Many children have been separated from their parents or guardians and the UN children's agency, UNICEF has started an initiative known as the Protected Communities Program to prevent them from getting recruited by militias. Many armed groups use minors as spies, porters and fighters.

Alessandra Dentice, is the Chief of Child Protection at UNICEF.

"The community, the family has no means anymore to take care of their own children. The program Protected Communities tries to reinforce the capacities of the communities, which already naturally exists, to avoid children from becoming vulnerable, or to prevent them from being more vulnerable than they already are," said Dentice.

Half of the country's 66 million people are below 18 years of age, and an estimated 8.2 million are said to be orphans or vulnerable children.

Children affected by war are often traumatized after seeing people they know being attacked or even they themselves being targets for attackers.

Many children are now out of school and don't have access to food, clothing and shelter.

The child protection program has enrolled volunteers who check on children in various parts of the country. Theophile Keto Lukelo, a volunteer with the protected communities program lives in Kimwanza village, about 40 kilometers from the capital, Kinshasa.

He regularly checks on 14-year-old Samuel and his siblings who live nearby.

The family lost their father in 2007. He was the main breadwinner at the time.

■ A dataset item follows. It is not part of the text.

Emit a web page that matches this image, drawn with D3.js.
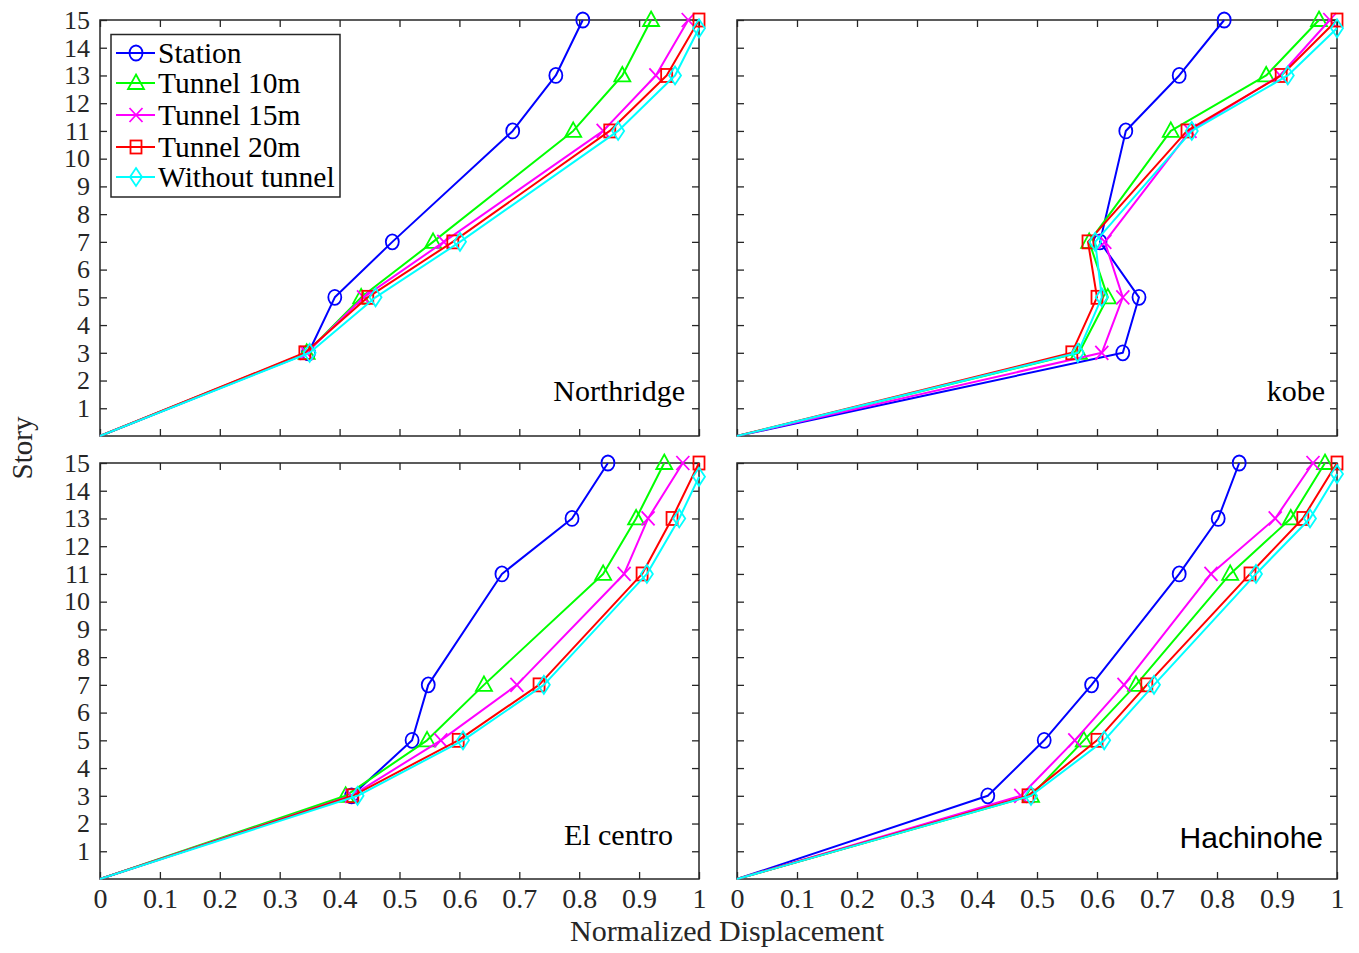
<!DOCTYPE html>
<html>
<head>
<meta charset="utf-8">
<script src="https://cdn.jsdelivr.net/npm/d3@7"></script>
<style>
  html, body { margin: 0; padding: 0; background: #fff; }
  svg { display: block; }
</style>
</head>
<body>
<svg id="chart" width="1359" height="953"></svg>
<script>
// ---------------- data ----------------
const stories = [0, 3, 5, 7, 11, 13, 15];
const seriesNames = ["Station", "Tunnel 10m", "Tunnel 15m", "Tunnel 20m", "Without tunnel"];
const panelTitles = ["Northridge", "kobe", "El centro", "Hachinohe"];
const xTickValues = [0, 0.1, 0.2, 0.3, 0.4, 0.5, 0.6, 0.7, 0.8, 0.9, 1];
const xTickLabels = ["0", "0.1", "0.2", "0.3", "0.4", "0.5", "0.6", "0.7", "0.8", "0.9", "1"];
const yTickValues = [1, 2, 3, 4, 5, 6, 7, 8, 9, 10, 11, 12, 13, 14, 15];

// "Without tunnel" top point sits slightly below story 15 in the figure
const storiesWithoutNorthridge = [0, 3, 5, 7, 11, 13, 14.7];
const storiesWithoutKobe = [0, 3, 5, 7, 11, 13, 14.7];
const storiesWithoutElcentro = [0, 3, 5, 7, 11, 13, 14.5];
const storiesWithoutHachinohe = [0, 3, 5, 7, 11, 13, 14.6];

const northridgeStation = [0, 0.348, 0.392, 0.488, 0.689, 0.761, 0.806];
const northridgeT10     = [0, 0.345, 0.436, 0.556, 0.790, 0.872, 0.920];
const northridgeT15     = [0, 0.345, 0.440, 0.574, 0.840, 0.928, 0.982];
const northridgeT20     = [0, 0.342, 0.447, 0.589, 0.851, 0.946, 1.000];
const northridgeWithout = [0, 0.350, 0.460, 0.601, 0.865, 0.960, 1.000];

const kobeStation = [0, 0.643, 0.670, 0.605, 0.648, 0.737, 0.812];
const kobeT10     = [0, 0.570, 0.618, 0.587, 0.723, 0.882, 0.970];
const kobeT15     = [0, 0.608, 0.643, 0.613, 0.755, 0.905, 0.988];
const kobeT20     = [0, 0.558, 0.600, 0.585, 0.750, 0.907, 1.000];
const kobeWithout = [0, 0.568, 0.608, 0.597, 0.758, 0.918, 1.000];

const elcentroStation = [0, 0.420, 0.521, 0.548, 0.671, 0.788, 0.848];
const elcentroT10     = [0, 0.410, 0.546, 0.641, 0.840, 0.895, 0.942];
const elcentroT15     = [0, 0.420, 0.569, 0.696, 0.875, 0.915, 0.973];
const elcentroT20     = [0, 0.422, 0.598, 0.733, 0.905, 0.955, 1.000];
const elcentroWithout = [0, 0.430, 0.606, 0.741, 0.913, 0.967, 1.000];

const hachinoheStation = [0, 0.418, 0.512, 0.591, 0.737, 0.802, 0.837];
const hachinoheT10     = [0, 0.490, 0.578, 0.665, 0.822, 0.923, 0.980];
const hachinoheT15     = [0, 0.473, 0.563, 0.645, 0.790, 0.897, 0.960];
const hachinoheT20     = [0, 0.485, 0.600, 0.683, 0.855, 0.943, 1.000];
const hachinoheWithout = [0, 0.490, 0.612, 0.695, 0.865, 0.955, 1.000];

// ---------------- styles ----------------
const colors = ["#0000ff", "#00ff00", "#ff00ff", "#ff0000", "#00ffff"];
const markers = ["circle", "triangle", "x", "square", "diamond"];
const serif = "'Liberation Serif', 'Times New Roman', serif";
const sans = "'Liberation Sans', Arial, sans-serif";
const axisColor = "#262626";

const panels = [
  { title: panelTitles[0], series: [northridgeStation, northridgeT10, northridgeT15, northridgeT20, northridgeWithout],
    yWithout: storiesWithoutNorthridge, left: 100, right: 699, top: 20, bottom: 436, xLabels: false, yLabels: true,
    titleX: 685, titleY: 401, titleFont: serif },
  { title: panelTitles[1], series: [kobeStation, kobeT10, kobeT15, kobeT20, kobeWithout],
    yWithout: storiesWithoutKobe, left: 737, right: 1337, top: 20, bottom: 436, xLabels: false, yLabels: false,
    titleX: 1325, titleY: 401, titleFont: serif },
  { title: panelTitles[2], series: [elcentroStation, elcentroT10, elcentroT15, elcentroT20, elcentroWithout],
    yWithout: storiesWithoutElcentro, left: 100, right: 699, top: 463, bottom: 879, xLabels: true, yLabels: true,
    titleX: 673, titleY: 845, titleFont: serif },
  { title: panelTitles[3], series: [hachinoheStation, hachinoheT10, hachinoheT15, hachinoheT20, hachinoheWithout],
    yWithout: storiesWithoutHachinohe, left: 737, right: 1337, top: 463, bottom: 879, xLabels: true, yLabels: false,
    titleX: 1323, titleY: 848, titleFont: sans }
];

const svg = d3.select("#chart");

function drawMarker(g, type, cx, cy, color) {
  const sw = 1.8;
  if (type === "circle") {
    g.append("ellipse").attr("cx", cx).attr("cy", cy).attr("rx", 6.5).attr("ry", 7.5)
      .attr("fill", "none").attr("stroke", color).attr("stroke-width", sw);
  } else if (type === "triangle") {
    g.append("path").attr("d", `M${cx},${cy - 8.5}L${cx + 8},${cy + 6}L${cx - 8},${cy + 6}Z`)
      .attr("fill", "none").attr("stroke", color).attr("stroke-width", sw);
  } else if (type === "x") {
    g.append("path").attr("d", `M${cx - 6.5},${cy - 7}L${cx + 6.5},${cy + 7}M${cx - 6.5},${cy + 7}L${cx + 6.5},${cy - 7}`)
      .attr("fill", "none").attr("stroke", color).attr("stroke-width", sw);
  } else if (type === "square") {
    g.append("rect").attr("x", cx - 5.5).attr("y", cy - 6.5).attr("width", 11).attr("height", 13)
      .attr("fill", "none").attr("stroke", color).attr("stroke-width", sw);
  } else if (type === "diamond") {
    g.append("path").attr("d", `M${cx},${cy - 9}L${cx + 6},${cy}L${cx},${cy + 9}L${cx - 6},${cy}Z`)
      .attr("fill", "none").attr("stroke", color).attr("stroke-width", sw);
  }
}

panels.forEach(p => {
  const x = d3.scaleLinear().domain([0, 1]).range([p.left, p.right]);
  const y = d3.scaleLinear().domain([0, 15]).range([p.bottom, p.top]);
  const g = svg.append("g");

  // axes (ticks inward on all four sides)
  const tickLen = 7;
  const ax = (axis, transform, showLabels, fs) => {
    const a = g.append("g").attr("transform", transform).call(axis);
    a.select(".domain").remove();
    a.selectAll(".tick line").attr("stroke", axisColor).attr("stroke-width", 1.3);
    a.selectAll(".tick text").attr("fill", "#262626").style("font-family", serif).style("font-size", fs || "28px");
    if (!showLabels) a.selectAll(".tick text").remove();
    return a;
  };
  ax(d3.axisBottom(x).tickValues(xTickValues).tickFormat((d, i) => xTickLabels[i]).tickSizeInner(-tickLen).tickSizeOuter(0).tickPadding(9),
     `translate(0,${p.bottom})`, p.xLabels, "28px");
  ax(d3.axisTop(x).tickValues(xTickValues).tickSizeInner(-tickLen).tickSizeOuter(0), `translate(0,${p.top})`, false);
  ax(d3.axisLeft(y).tickValues(yTickValues).tickFormat(d3.format("d")).tickSizeInner(-tickLen).tickSizeOuter(0).tickPadding(10),
     `translate(${p.left},0)`, p.yLabels, "26px");
  ax(d3.axisRight(y).tickValues(yTickValues).tickSizeInner(-tickLen).tickSizeOuter(0), `translate(${p.right},0)`, false);

  g.append("rect").attr("x", p.left).attr("y", p.top).attr("width", p.right - p.left).attr("height", p.bottom - p.top)
    .attr("fill", "none").attr("stroke", axisColor).attr("stroke-width", 1.5);

  // series
  p.series.forEach((vals, si) => {
    const ys = si === 4 ? p.yWithout : stories;
    const pts = vals.map((v, i) => [v, ys[i]]);
    const line = d3.line().x(d => x(d[0])).y(d => y(d[1]));
    g.append("path").datum(pts).attr("d", line).attr("fill", "none")
      .attr("stroke", colors[si]).attr("stroke-width", 2).attr("stroke-linejoin", "round");
    const mg = g.append("g");
    pts.forEach((d, i) => { if (i > 0) drawMarker(mg, markers[si], x(d[0]), y(d[1]), colors[si]); });
  });

  // panel title
  g.append("text").attr("x", p.titleX).attr("y", p.titleY).attr("text-anchor", "end")
    .style("font-family", p.titleFont).style("font-size", "30px")
    .attr("fill", "#000").text(p.title);
});

// legend
const lg = svg.append("g");
lg.append("rect").attr("x", 111).attr("y", 34.5).attr("width", 229).attr("height", 162.5)
  .attr("fill", "#fff").attr("stroke", axisColor).attr("stroke-width", 1.5);
const legendRows = [53, 83, 115, 147, 177];
seriesNames.forEach((name, i) => {
  const yy = legendRows[i];
  lg.append("line").attr("x1", 116).attr("x2", 155).attr("y1", yy).attr("y2", yy)
    .attr("stroke", colors[i]).attr("stroke-width", 2);
  drawMarker(lg, markers[i], 136, yy, colors[i]);
  lg.append("text").attr("x", 158).attr("y", yy).attr("dy", "0.35em")
    .style("font-family", serif).style("font-size", "29.5px").attr("fill", "#000").text(name);
});

// axis titles
svg.append("text").attr("x", 727).attr("y", 941).attr("text-anchor", "middle")
  .style("font-family", serif).style("font-size", "30px").attr("fill", "#262626").text("Normalized Displacement");
svg.append("text").attr("transform", "translate(32,448) rotate(-90)").attr("text-anchor", "middle")
  .style("font-family", serif).style("font-size", "29px").attr("fill", "#262626").text("Story");
</script>
</body>
</html>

After dropping out of school for three years the children are now back in class.

"If you don't get into the households, you can't really understand what's going on, that's why we have to come regularly. Here, the main difficulty is food, the house is not in a good state but they're protected from rain and heat. But so far, there is nothing we can do for food, even though we support them a little with food," said Lukelo.

Not too far away, about 100 children live at a home in Mont Ngafula area, where they can access food, education and shelter. The project is run by a local leaders and community members. Bienvenue Nlandu is a social worker here.

"We work on the field to provide those children with a psycho-social help, we work with the children. I hope they live the child's life they have never lived. We progressively mix them with the community, and the community will progressively accept the child who is not a danger anymore."

The project also provides access to vocational training and some beneficiaries like 17-year-old Jocelyne are using their skills to run businesses.

Jocelyn spent 10 years at a centre for children and took sewing lessons in the process. She now owns a dressmaking shop.

Jocelyn has also decided to help raise Joseph who was abandoned by his parents -- they thought he had AIDS.

Jocelyn says she wants to make a difference in his life to prevent him from going through what she experienced as a child growing up without a family.